The third question is more tricky. We must concede there is a fine line between those who have gone away from the Lord who were never saved at all and those who the Lord has saved and, though away from him for a time, he preserves. Nonetheless, the Bible never calls us to try and tell such people apart. Jesus tells us that we will know his disciples, and conversely those who don’t belong to him, ‘by their fruits’. That is, those who manifest the fruit of the Spirit and show a desire to glorify God in their obedience of him. What scripture does not do, is ask us to figure out the difference between a backslidden believer and one who never truly believed at all.

Behind that sort of question, of course, is another.
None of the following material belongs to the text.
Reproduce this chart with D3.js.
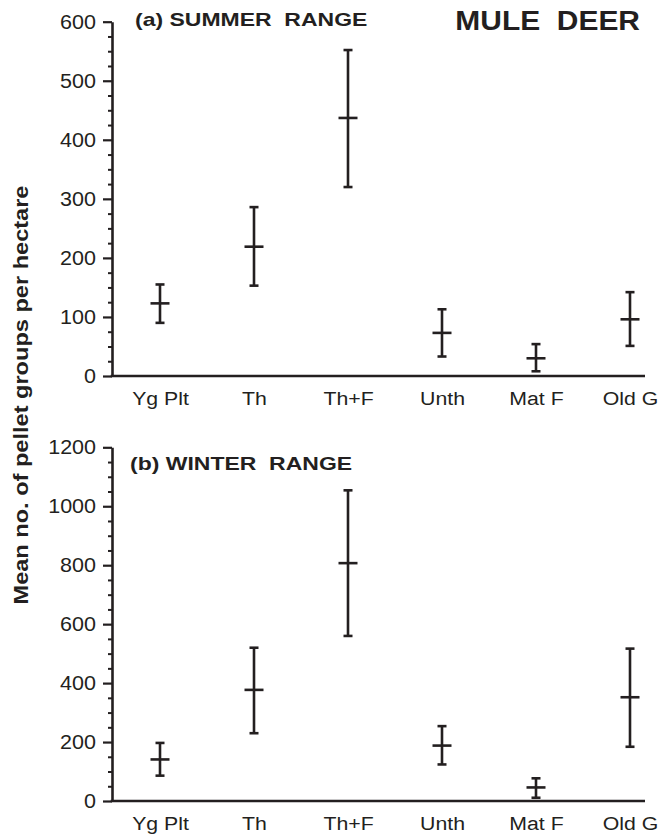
<!DOCTYPE html>
<html>
<head>
<meta charset="utf-8">
<script src="https://cdn.jsdelivr.net/npm/d3@7"></script>
<style>
  html, body { margin: 0; padding: 0; background: #ffffff; }
  svg { display: block; font-family: "Liberation Sans", Arial, Helvetica, sans-serif; }
  text { white-space: pre; }
</style>
</head>
<body>
<svg id="chart" width="661" height="836"></svg>
<script>
// ---------- data ----------
const categories = ["Yg Plt", "Th", "Th+F", "Unth", "Mat F", "Old G"];

const summerMean  = [123, 219, 437, 73, 30, 96];
const summerLower = [90, 153, 320, 33, 8, 51];
const summerUpper = [155, 286, 552, 113, 54, 142];

const winterMean  = [141, 377, 807, 188, 46, 352];
const winterLower = [86, 230, 560, 124, 11, 184];
const winterUpper = [197, 520, 1054, 254, 77, 517];

const summerTicks = [0, 100, 200, 300, 400, 500, 600];
const winterTicks = [0, 200, 400, 600, 800, 1000, 1200];
const summerMinor = d3.range(0, 601, 25).filter(v => v % 100 !== 0);
const winterMinor = d3.range(0, 1201, 50).filter(v => v % 200 !== 0);

const titleA = "(a) SUMMER  RANGE";
const titleB = "(b) WINTER  RANGE";
const mainTitle = "MULE  DEER";
const yLabel = "Mean no. of pellet groups per hectare";

// ---------- drawing ----------
const ink = "#231f20";
const svg = d3.select("#chart");

const axisX0 = 112, axisX1 = 645;
const x = d3.scalePoint().domain(categories).range([160, 630]);

function panel(cfg) {
  const y = d3.scaleLinear().domain(cfg.domain).range([cfg.bottom, cfg.top]);
  const g = svg.append("g");

  // minor ticks
  const minor = g.append("g")
    .attr("transform", `translate(${axisX0},0)`)
    .call(d3.axisLeft(y).tickValues(cfg.minor).tickSize(4).tickSizeOuter(0).tickFormat(""));
  minor.select(".domain").remove();
  minor.selectAll("line").attr("stroke", ink).attr("stroke-width", 2);

  // major ticks + axis line
  const sy = 1.05;
  const ya = g.append("g")
    .attr("transform", `translate(${axisX0},0)`)
    .call(d3.axisLeft(y).tickValues(cfg.ticks).tickSize(9).tickSizeOuter(0)
      .tickPadding(7).tickFormat(d3.format("d")));
  ya.select(".domain").attr("stroke", ink).attr("stroke-width", 2.6);
  ya.selectAll(".tick line").attr("stroke", ink).attr("stroke-width", 2.2);
  ya.selectAll(".tick text")
    .attr("fill", ink)
    .attr("font-size", 20.5)
    .attr("x", -16 / sy)
    .attr("transform", `scale(${sy},1)`);

  // x axis
  g.append("line")
    .attr("x1", axisX0 - 1.3).attr("x2", axisX1)
    .attr("y1", y(0)).attr("y2", y(0))
    .attr("stroke", ink).attr("stroke-width", 2.6);

  const xa = g.append("g")
    .attr("transform", `translate(0,${y(0)})`)
    .call(d3.axisBottom(x).tickSize(0));
  xa.select(".domain").remove();
  xa.selectAll(".tick text")
    .attr("fill", ink)
    .attr("font-size", 19)
    .attr("y", 29.5)
    .attr("dy", 0)
    .attr("transform", "scale(1.12,1)");
  xa.attr("font-family", null);
  ya.attr("font-family", null);

  // error bars
  const bars = g.append("g").selectAll("g")
    .data(categories.map((c, i) => ({c, m: cfg.mean[i], lo: cfg.lower[i], hi: cfg.upper[i]})))
    .join("g")
    .attr("stroke", ink)
    .attr("stroke-width", 2.6);
  bars.append("line")
    .attr("x1", d => x(d.c)).attr("x2", d => x(d.c))
    .attr("y1", d => y(d.lo)).attr("y2", d => y(d.hi));
  bars.append("line")
    .attr("x1", d => x(d.c) - 4.5).attr("x2", d => x(d.c) + 4.5)
    .attr("y1", d => y(d.lo)).attr("y2", d => y(d.lo));
  bars.append("line")
    .attr("x1", d => x(d.c) - 4.5).attr("x2", d => x(d.c) + 4.5)
    .attr("y1", d => y(d.hi)).attr("y2", d => y(d.hi));
  bars.append("line")
    .attr("x1", d => x(d.c) - 9.5).attr("x2", d => x(d.c) + 9.5)
    .attr("y1", d => y(d.m)).attr("y2", d => y(d.m));

  // panel title
  g.append("text")
    .attr("transform", `translate(${cfg.titleX},${cfg.titleY}) scale(1.21,1)`)
    .attr("font-size", 19)
    .attr("font-weight", "bold")
    .attr("fill", ink)
    .text(cfg.title);
}

panel({
  domain: [0, 600], top: 21.7, bottom: 376,
  ticks: summerTicks, minor: summerMinor,
  mean: summerMean, lower: summerLower, upper: summerUpper,
  title: titleA, titleX: 135, titleY: 25.5
});

panel({
  domain: [0, 1200], top: 447.3, bottom: 801,
  ticks: winterTicks, minor: winterMinor,
  mean: winterMean, lower: winterLower, upper: winterUpper,
  title: titleB, titleX: 130, titleY: 470
});

// main title
svg.append("text")
  .attr("transform", "translate(640,30) scale(1.07,1)")
  .attr("text-anchor", "end")
  .attr("font-size", 28)
  .attr("font-weight", "bold")
  .attr("fill", ink)
  .text(mainTitle);

// y axis label
svg.append("text")
  .attr("transform", "translate(28,395) rotate(-90) scale(1.15,1)")
  .attr("text-anchor", "middle")
  .attr("font-size", 20.5)
  .attr("font-weight", "bold")
  .attr("fill", ink)
  .text(yLabel);
</script>
</body>
</html>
How are we to treat the backslidden believer and the one who never truly believed at all? I would suggest we are to treat them both the same. The reality is, it is impossible for us to tell the difference between these two people. Instead, we have to do as Jesus commanded and deal with them according to the fruit we see before us. In the case of either the backslidden believer or the never-saved faller-away, we are presented with two people who are not living as true disciples of Christ. At that point in time, we can only deal with them as though they are not true believers in Christ. That means seeking to share the gospel with them, not encouraging them into things (like church membership, the Lord’s table, evangelism, etc) that are clearly reserved for those we can affirm (as far as we are ever able) as believers.

We can’t tell the backslidden believer from the never-saved faller-away. We can know the difference if the Lord, in his gracious mercy, chooses to bring them back into a right relationship with him. Even at this point, we cannot know whether this coming back is a matter of restoration or the true point of new birth. What we can do is continue to pray, share the gospel and give thanks for another soul – whether restored or reborn – saved from death.